Our friendship was born from one of life's "coincidences." We discovered our common roots as survivors of chronic illness, but also as survivors of those chronic life situations that, oftentimes, come to define our perspectives of self, others, and God. After all, haven't we all asked questions of God when hope seems lost or at least out of grasp?
In this book, we share our personal journeys and offer a word of hope for those going through life's everyday struggles, and we ask the question, "Are you living in crisis or in Christ?" The answer to this question, more than any question we know, determines so much of how we both see the world and our issues. But more important, it also determines how we view the potential of our solutions in Christ.

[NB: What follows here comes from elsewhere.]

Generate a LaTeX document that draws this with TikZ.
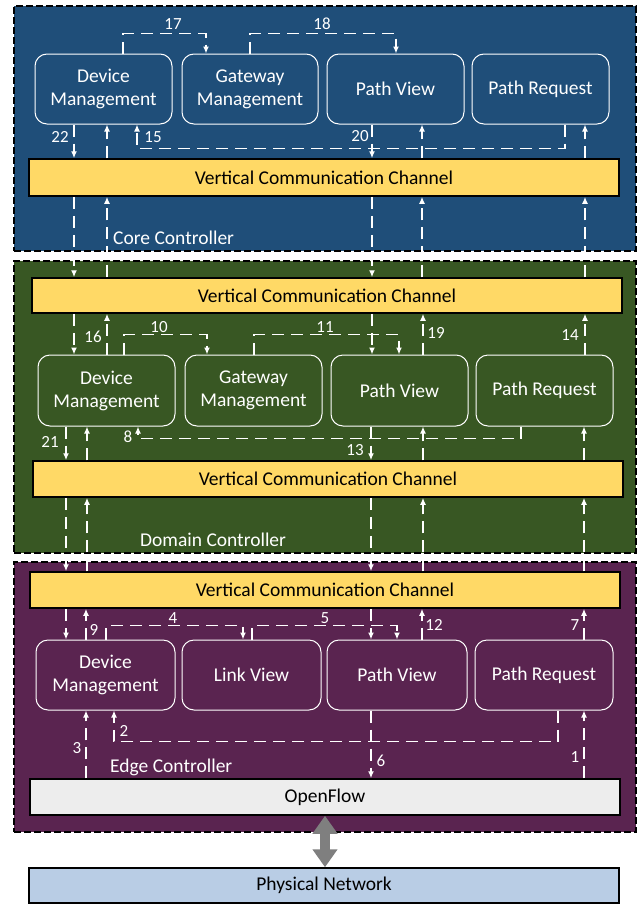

This book is framed in the language of questions and answers, hope and despair, ache and healing. These are words and phrases that every person will understand, whether from personal experience or from conversations and interactions with others. Regardless, we have all had unanswered questions that seemed to foster unreasonable decisions; feelings of despair that promoted a sense of apathy or discouragement; or the emotional, physical, or spiritual ache that kept us from seeing God in our midst and from living faithfully as God's person in our paths.
These questions, and this journey, affect all of life's situations. And most of the time, we use such language when we feel as though too much is unanswerable, undoable, or unreachable. How many stories or life situations can we recount that point to our uncertainties of a life with far too many questions?